• **GIVEN PROBLEM**: Copy nothing but the text: reproduce each line of the listing exactly and leave the pictures out.

-- Start SUPPLIED INFORMATION --

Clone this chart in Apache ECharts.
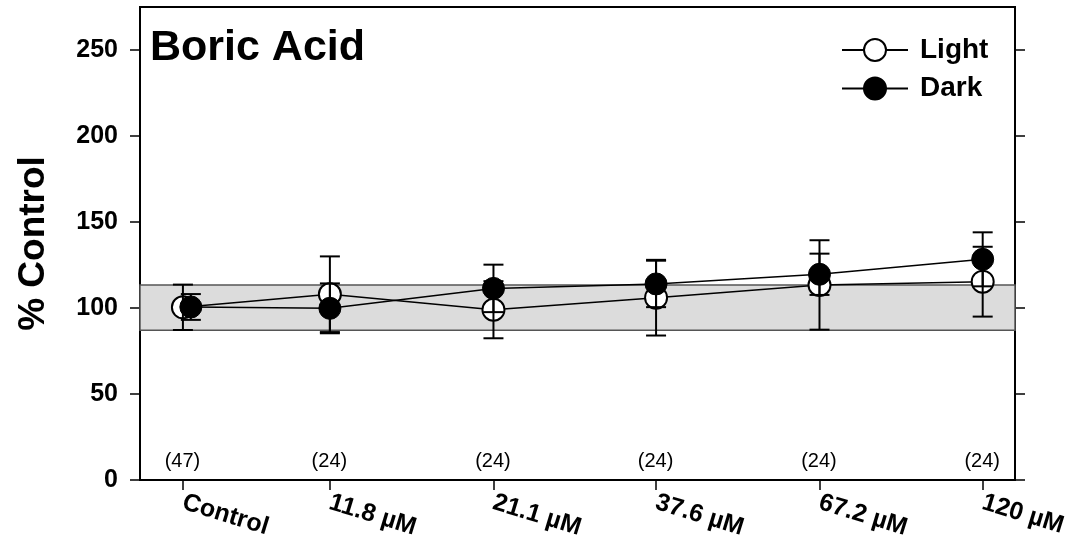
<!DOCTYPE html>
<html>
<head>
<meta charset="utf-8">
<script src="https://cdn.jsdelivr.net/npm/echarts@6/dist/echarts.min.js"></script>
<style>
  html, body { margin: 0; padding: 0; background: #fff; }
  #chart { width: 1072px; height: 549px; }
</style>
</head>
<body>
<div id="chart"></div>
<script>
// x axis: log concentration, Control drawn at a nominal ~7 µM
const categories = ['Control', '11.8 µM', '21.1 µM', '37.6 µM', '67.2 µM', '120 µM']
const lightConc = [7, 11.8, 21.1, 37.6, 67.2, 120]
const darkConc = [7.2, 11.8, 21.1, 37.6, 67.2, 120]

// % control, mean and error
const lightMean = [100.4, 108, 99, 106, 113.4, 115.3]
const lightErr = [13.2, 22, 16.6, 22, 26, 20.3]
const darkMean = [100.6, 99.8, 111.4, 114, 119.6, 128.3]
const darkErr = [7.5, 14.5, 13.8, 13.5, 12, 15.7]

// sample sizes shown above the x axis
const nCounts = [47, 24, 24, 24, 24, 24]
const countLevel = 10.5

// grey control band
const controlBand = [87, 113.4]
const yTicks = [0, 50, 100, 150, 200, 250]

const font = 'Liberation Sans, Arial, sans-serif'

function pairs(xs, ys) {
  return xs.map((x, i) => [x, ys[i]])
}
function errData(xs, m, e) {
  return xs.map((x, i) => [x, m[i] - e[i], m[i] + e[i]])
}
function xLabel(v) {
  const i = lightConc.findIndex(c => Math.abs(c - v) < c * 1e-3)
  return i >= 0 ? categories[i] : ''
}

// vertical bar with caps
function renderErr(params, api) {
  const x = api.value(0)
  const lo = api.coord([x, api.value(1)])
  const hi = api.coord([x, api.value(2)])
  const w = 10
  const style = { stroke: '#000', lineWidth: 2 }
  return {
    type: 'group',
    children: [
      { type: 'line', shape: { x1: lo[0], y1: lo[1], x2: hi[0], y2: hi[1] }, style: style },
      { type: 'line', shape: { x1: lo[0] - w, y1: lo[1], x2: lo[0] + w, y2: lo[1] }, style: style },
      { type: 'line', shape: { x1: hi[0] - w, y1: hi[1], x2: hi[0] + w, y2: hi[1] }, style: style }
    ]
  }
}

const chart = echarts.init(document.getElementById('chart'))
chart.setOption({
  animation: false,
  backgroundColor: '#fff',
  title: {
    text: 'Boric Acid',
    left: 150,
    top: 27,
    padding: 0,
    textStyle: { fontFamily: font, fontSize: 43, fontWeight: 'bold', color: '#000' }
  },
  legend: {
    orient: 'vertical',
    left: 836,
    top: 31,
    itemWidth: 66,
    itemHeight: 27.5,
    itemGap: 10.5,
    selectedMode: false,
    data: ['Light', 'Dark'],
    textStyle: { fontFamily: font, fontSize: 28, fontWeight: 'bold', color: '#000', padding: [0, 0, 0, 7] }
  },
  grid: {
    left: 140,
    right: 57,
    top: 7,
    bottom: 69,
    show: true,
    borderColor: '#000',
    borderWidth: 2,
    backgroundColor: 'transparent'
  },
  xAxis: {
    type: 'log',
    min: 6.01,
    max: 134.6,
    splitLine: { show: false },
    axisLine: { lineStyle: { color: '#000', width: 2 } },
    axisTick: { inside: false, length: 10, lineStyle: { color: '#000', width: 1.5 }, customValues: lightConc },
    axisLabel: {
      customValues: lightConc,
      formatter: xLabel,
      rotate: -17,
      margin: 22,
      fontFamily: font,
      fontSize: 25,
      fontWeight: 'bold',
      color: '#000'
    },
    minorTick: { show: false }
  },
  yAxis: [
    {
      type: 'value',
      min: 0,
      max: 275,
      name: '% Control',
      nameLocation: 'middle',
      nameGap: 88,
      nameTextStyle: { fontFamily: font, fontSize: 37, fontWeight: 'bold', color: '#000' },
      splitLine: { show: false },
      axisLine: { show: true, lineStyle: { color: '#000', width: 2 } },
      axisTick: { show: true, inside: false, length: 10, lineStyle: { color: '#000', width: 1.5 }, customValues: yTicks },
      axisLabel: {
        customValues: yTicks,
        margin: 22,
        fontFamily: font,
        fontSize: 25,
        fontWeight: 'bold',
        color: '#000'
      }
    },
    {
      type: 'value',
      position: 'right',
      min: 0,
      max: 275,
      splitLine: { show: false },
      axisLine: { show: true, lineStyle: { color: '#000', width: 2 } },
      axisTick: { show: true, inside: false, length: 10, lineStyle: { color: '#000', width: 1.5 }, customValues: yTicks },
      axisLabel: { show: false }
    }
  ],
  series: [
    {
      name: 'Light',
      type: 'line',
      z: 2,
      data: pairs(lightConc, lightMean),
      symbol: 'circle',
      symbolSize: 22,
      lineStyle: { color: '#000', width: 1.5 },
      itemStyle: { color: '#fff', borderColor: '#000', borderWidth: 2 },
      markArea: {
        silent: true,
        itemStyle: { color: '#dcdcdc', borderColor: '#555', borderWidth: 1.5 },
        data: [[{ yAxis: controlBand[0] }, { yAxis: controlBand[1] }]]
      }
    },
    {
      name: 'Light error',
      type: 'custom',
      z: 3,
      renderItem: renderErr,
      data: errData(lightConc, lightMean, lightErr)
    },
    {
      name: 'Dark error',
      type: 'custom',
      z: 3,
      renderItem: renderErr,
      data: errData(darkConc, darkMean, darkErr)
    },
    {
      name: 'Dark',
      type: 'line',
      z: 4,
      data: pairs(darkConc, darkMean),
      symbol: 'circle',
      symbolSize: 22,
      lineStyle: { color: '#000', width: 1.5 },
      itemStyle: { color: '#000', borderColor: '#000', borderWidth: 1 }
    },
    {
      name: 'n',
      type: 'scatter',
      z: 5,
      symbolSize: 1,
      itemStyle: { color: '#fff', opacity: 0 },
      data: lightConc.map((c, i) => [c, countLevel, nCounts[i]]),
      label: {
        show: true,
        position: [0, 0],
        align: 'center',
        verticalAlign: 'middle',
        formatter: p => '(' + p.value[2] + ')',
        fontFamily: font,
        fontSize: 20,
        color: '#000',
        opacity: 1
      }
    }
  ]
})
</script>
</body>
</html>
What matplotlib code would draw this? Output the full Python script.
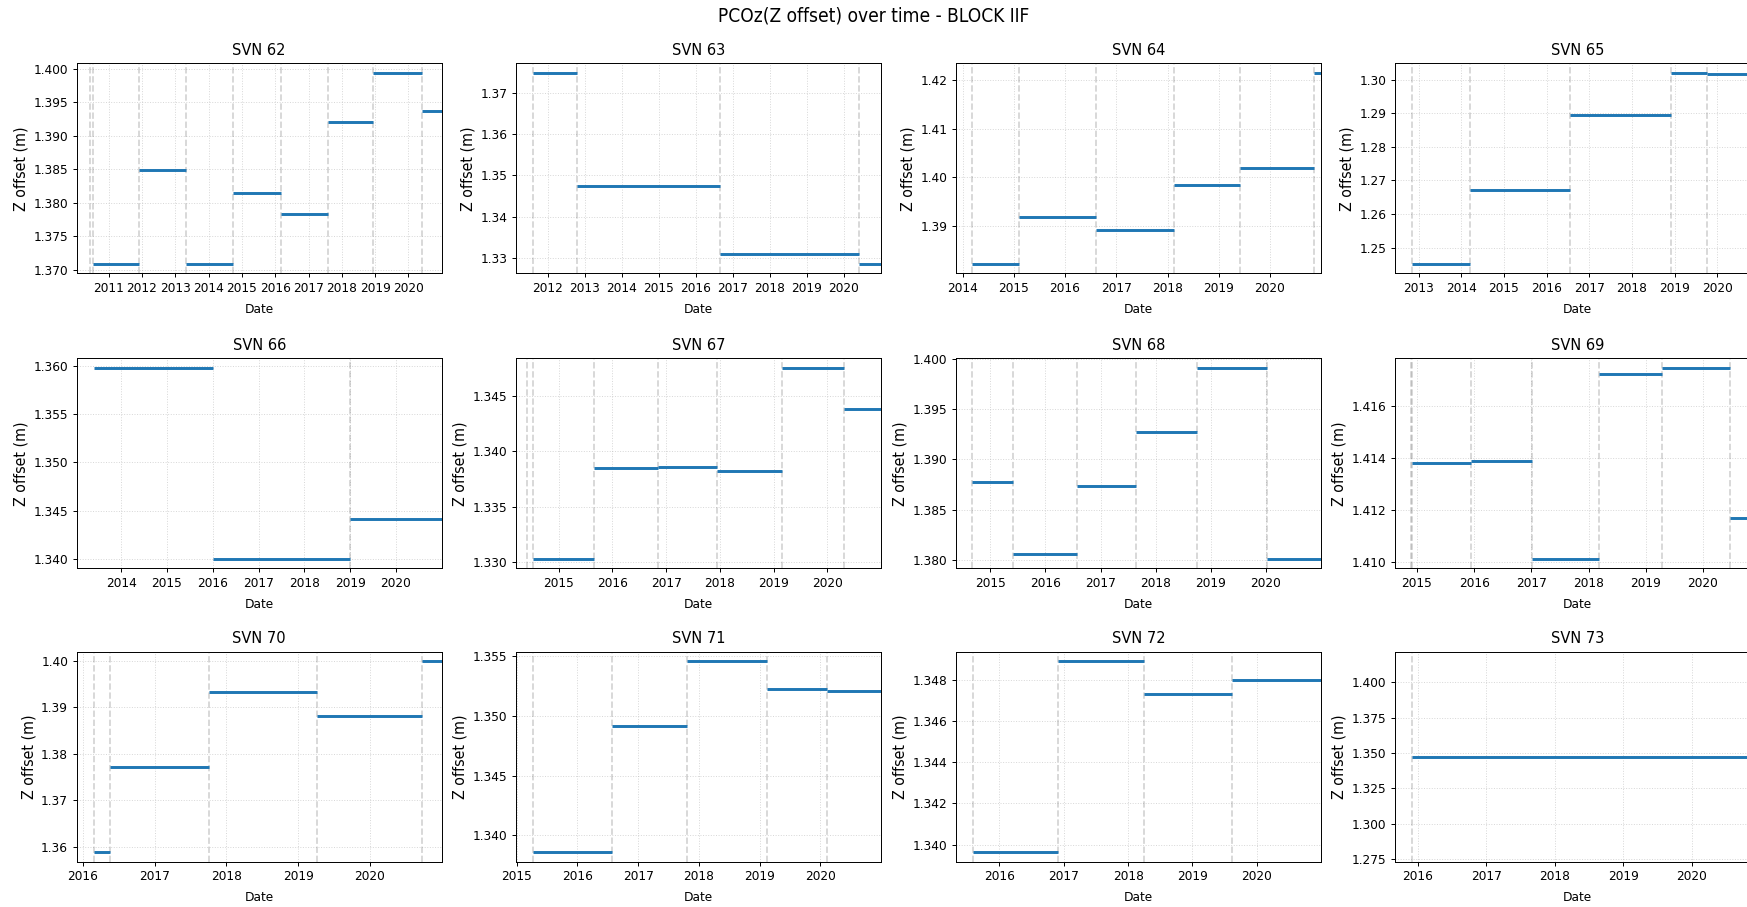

-- End SUPPLIED INFORMATION --

• **EXERCISE RESULT**:
Clone this chart in Apache ECharts.
<!DOCTYPE html>
<html>
<head>
<meta charset="utf-8">
<script src="https://cdn.jsdelivr.net/npm/echarts@6/dist/echarts.min.js"></script>
<style>
  html, body { margin: 0; padding: 0; background: #fff; }
  #chart { width: 1072px; height: 549px; }
</style>
</head>
<body>
<div id="chart"></div>
<script>
// x axis: log concentration, Control drawn at a nominal ~7 µM
const categories = ['Control', '11.8 µM', '21.1 µM', '37.6 µM', '67.2 µM', '120 µM']
const lightConc = [7, 11.8, 21.1, 37.6, 67.2, 120]
const darkConc = [7.2, 11.8, 21.1, 37.6, 67.2, 120]

// % control, mean and error
const lightMean = [100.4, 108, 99, 106, 113.4, 115.3]
const lightErr = [13.2, 22, 16.6, 22, 26, 20.3]
const darkMean = [100.6, 99.8, 111.4, 114, 119.6, 128.3]
const darkErr = [7.5, 14.5, 13.8, 13.5, 12, 15.7]

// sample sizes shown above the x axis
const nCounts = [47, 24, 24, 24, 24, 24]
const countLevel = 10.5

// grey control band
const controlBand = [87, 113.4]
const yTicks = [0, 50, 100, 150, 200, 250]

const font = 'Liberation Sans, Arial, sans-serif'

function pairs(xs, ys) {
  return xs.map((x, i) => [x, ys[i]])
}
function errData(xs, m, e) {
  return xs.map((x, i) => [x, m[i] - e[i], m[i] + e[i]])
}
function xLabel(v) {
  const i = lightConc.findIndex(c => Math.abs(c - v) < c * 1e-3)
  return i >= 0 ? categories[i] : ''
}

// vertical bar with caps
function renderErr(params, api) {
  const x = api.value(0)
  const lo = api.coord([x, api.value(1)])
  const hi = api.coord([x, api.value(2)])
  const w = 10
  const style = { stroke: '#000', lineWidth: 2 }
  return {
    type: 'group',
    children: [
      { type: 'line', shape: { x1: lo[0], y1: lo[1], x2: hi[0], y2: hi[1] }, style: style },
      { type: 'line', shape: { x1: lo[0] - w, y1: lo[1], x2: lo[0] + w, y2: lo[1] }, style: style },
      { type: 'line', shape: { x1: hi[0] - w, y1: hi[1], x2: hi[0] + w, y2: hi[1] }, style: style }
    ]
  }
}

const chart = echarts.init(document.getElementById('chart'))
chart.setOption({
  animation: false,
  backgroundColor: '#fff',
  title: {
    text: 'Boric Acid',
    left: 150,
    top: 27,
    padding: 0,
    textStyle: { fontFamily: font, fontSize: 43, fontWeight: 'bold', color: '#000' }
  },
  legend: {
    orient: 'vertical',
    left: 836,
    top: 31,
    itemWidth: 66,
    itemHeight: 27.5,
    itemGap: 10.5,
    selectedMode: false,
    data: ['Light', 'Dark'],
    textStyle: { fontFamily: font, fontSize: 28, fontWeight: 'bold', color: '#000', padding: [0, 0, 0, 7] }
  },
  grid: {
    left: 140,
    right: 57,
    top: 7,
    bottom: 69,
    show: true,
    borderColor: '#000',
    borderWidth: 2,
    backgroundColor: 'transparent'
  },
  xAxis: {
    type: 'log',
    min: 6.01,
    max: 134.6,
    splitLine: { show: false },
    axisLine: { lineStyle: { color: '#000', width: 2 } },
    axisTick: { inside: false, length: 10, lineStyle: { color: '#000', width: 1.5 }, customValues: lightConc },
    axisLabel: {
      customValues: lightConc,
      formatter: xLabel,
      rotate: -17,
      margin: 22,
      fontFamily: font,
      fontSize: 25,
      fontWeight: 'bold',
      color: '#000'
    },
    minorTick: { show: false }
  },
  yAxis: [
    {
      type: 'value',
      min: 0,
      max: 275,
      name: '% Control',
      nameLocation: 'middle',
      nameGap: 88,
      nameTextStyle: { fontFamily: font, fontSize: 37, fontWeight: 'bold', color: '#000' },
      splitLine: { show: false },
      axisLine: { show: true, lineStyle: { color: '#000', width: 2 } },
      axisTick: { show: true, inside: false, length: 10, lineStyle: { color: '#000', width: 1.5 }, customValues: yTicks },
      axisLabel: {
        customValues: yTicks,
        margin: 22,
        fontFamily: font,
        fontSize: 25,
        fontWeight: 'bold',
        color: '#000'
      }
    },
    {
      type: 'value',
      position: 'right',
      min: 0,
      max: 275,
      splitLine: { show: false },
      axisLine: { show: true, lineStyle: { color: '#000', width: 2 } },
      axisTick: { show: true, inside: false, length: 10, lineStyle: { color: '#000', width: 1.5 }, customValues: yTicks },
      axisLabel: { show: false }
    }
  ],
  series: [
    {
      name: 'Light',
      type: 'line',
      z: 2,
      data: pairs(lightConc, lightMean),
      symbol: 'circle',
      symbolSize: 22,
      lineStyle: { color: '#000', width: 1.5 },
      itemStyle: { color: '#fff', borderColor: '#000', borderWidth: 2 },
      markArea: {
        silent: true,
        itemStyle: { color: '#dcdcdc', borderColor: '#555', borderWidth: 1.5 },
        data: [[{ yAxis: controlBand[0] }, { yAxis: controlBand[1] }]]
      }
    },
    {
      name: 'Light error',
      type: 'custom',
      z: 3,
      renderItem: renderErr,
      data: errData(lightConc, lightMean, lightErr)
    },
    {
      name: 'Dark error',
      type: 'custom',
      z: 3,
      renderItem: renderErr,
      data: errData(darkConc, darkMean, darkErr)
    },
    {
      name: 'Dark',
      type: 'line',
      z: 4,
      data: pairs(darkConc, darkMean),
      symbol: 'circle',
      symbolSize: 22,
      lineStyle: { color: '#000', width: 1.5 },
      itemStyle: { color: '#000', borderColor: '#000', borderWidth: 1 }
    },
    {
      name: 'n',
      type: 'scatter',
      z: 5,
      symbolSize: 1,
      itemStyle: { color: '#fff', opacity: 0 },
      data: lightConc.map((c, i) => [c, countLevel, nCounts[i]]),
      label: {
        show: true,
        position: [0, 0],
        align: 'center',
        verticalAlign: 'middle',
        formatter: p => '(' + p.value[2] + ')',
        fontFamily: font,
        fontSize: 20,
        color: '#000',
        opacity: 1
      }
    }
  ]
})
</script>
</body>
</html>
What matplotlib code would draw this? Output the full Python script.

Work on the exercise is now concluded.